Stack one pygmy marmoset on another’s shoulder, and the two of them together would still be shorter than a ruler. A pygmy marmoset’s adult height is around five inches, and they tip the scales at a skimpy 3.5 ounces.
The pygmy marmoset has to be vigilant 24-7, because he’s a delicacy for a number of species, like snakes, small feral cats, eagles, hawks and other opportunistic predators. They tend to stay close to home, often spending their entire lives in one or two trees.
Reptiles are scale-covered, cold-blooded (meaning their blood changes temperature in accordance with the air or water temperature) give live birth or lay eggs and with a few exceptions do not generally nurture their young.
Reptiles include snakes, lizards, turtles, crocodiles, and alligators.
Some might say the only good snake is a small snake – a really small snake. The smallest snake in the world is the Barbados thread snake, so named because it is as skinny as a thread. At full growth, this tiny terror barely reaches four inches and weighs virtually nothing – .002 ounce.
There aren’t many of them in the world. The tiny black slitherer can be found in a confined area of Barbados and nowhere else on the planet, save for zoo terrariums here and there.
Slender Blind Snake
Very similar to the Barbados thread snake – in fact, it is often called a thread snake – the slender blindsnake exists in North and South America, Africa, and Asia. In some journals, the Barbados thread snake is one of 87 different species headed by the generic term blind snake.
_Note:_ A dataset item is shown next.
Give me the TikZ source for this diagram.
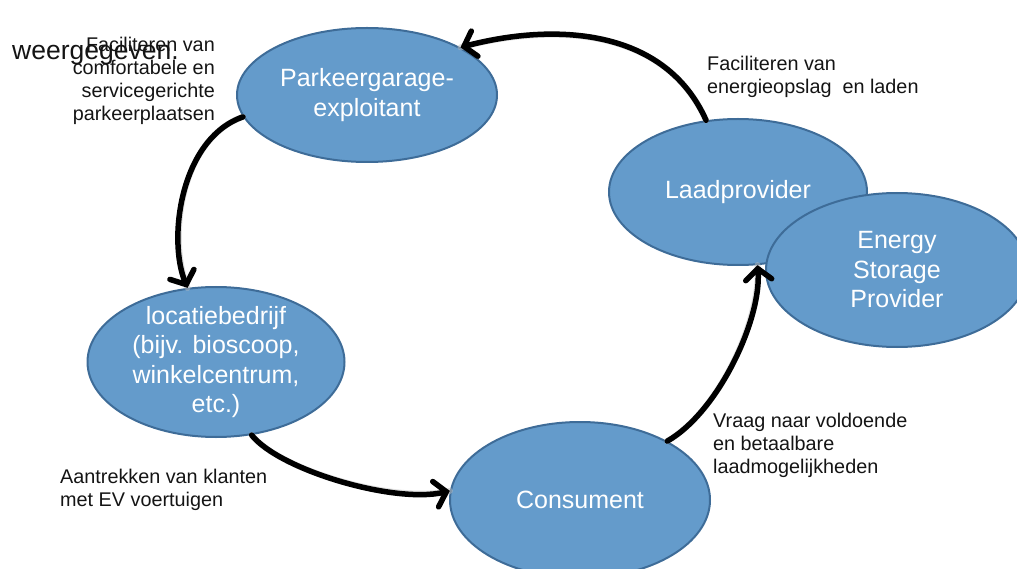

The slender blind snake is, as the name suggests, blind, and burrows intricate tunnels in the dirt, feeding on insects. It withdraws the innards of the hapless insects and leaves the skin. It grows to a little over four inches in length and weighs .003 ounce.
Williams’ Dwarf Gecko
He’s not selling insurance. He actually needs some. The Williams’ dwarf gecko is listed as critically endangered, meaning it has an extremely high risk of going extinct. He’s found only in Tanzania, and he doesn’t have many friends.
Also known as the Turquoise or electric blue gecko, the Williams’ dwarf gecko is only three inches long and weighs around 1.5 ounces.
The Brookesia Micra is a Madagascar native chameleon who doesn’t need to change colors because he’s so teensy – one inch, including tail. His weight is .10 ounce.
Speckled Padloper Tortoise
The smallest tortoise you’ll ever see, the adult speckled padloper is about as big as hatchlings of other types of tortoises – three inches max. He’s found in the remote areas of South Africa away from the cities. His weight is 3.4 – 5.8 ounces.
The smallest, cutest, and perhaps fastest (in short bursts) bird in the world is the bee hummingbird. The hummingbirds you see at your backyard feeder are monsters compared to this diminutive wing flapper. He maxes out at 2.2 inches. Weight? About half an ounce.
Amphibians & Fish
Virgin Island Dwarf Sphaero
Other than living in paradise – the British Virgin Islands – the life of a Virgin Island dwarf sphaero is pretty uneventful. That’s probably a good thing for a critter who is only half an inch long and weighs .25 ounce.
Monte Iberia Eleuth
Bullfrog tadpoles would be like Godzilla to a full-grown Monte Iberia eleuth. An adult is less than a half-inch in length and weighs .008 ounce. He’s critically endangered, his habitat having been reduced to small tracts of forest land in Cuba.
The knots you tie in your fishing line are nearly as big as this fish. Paedocypris, found in the swampy forests of Indonesia, measures a mere quarter of an inch. Weight: Nobody knows.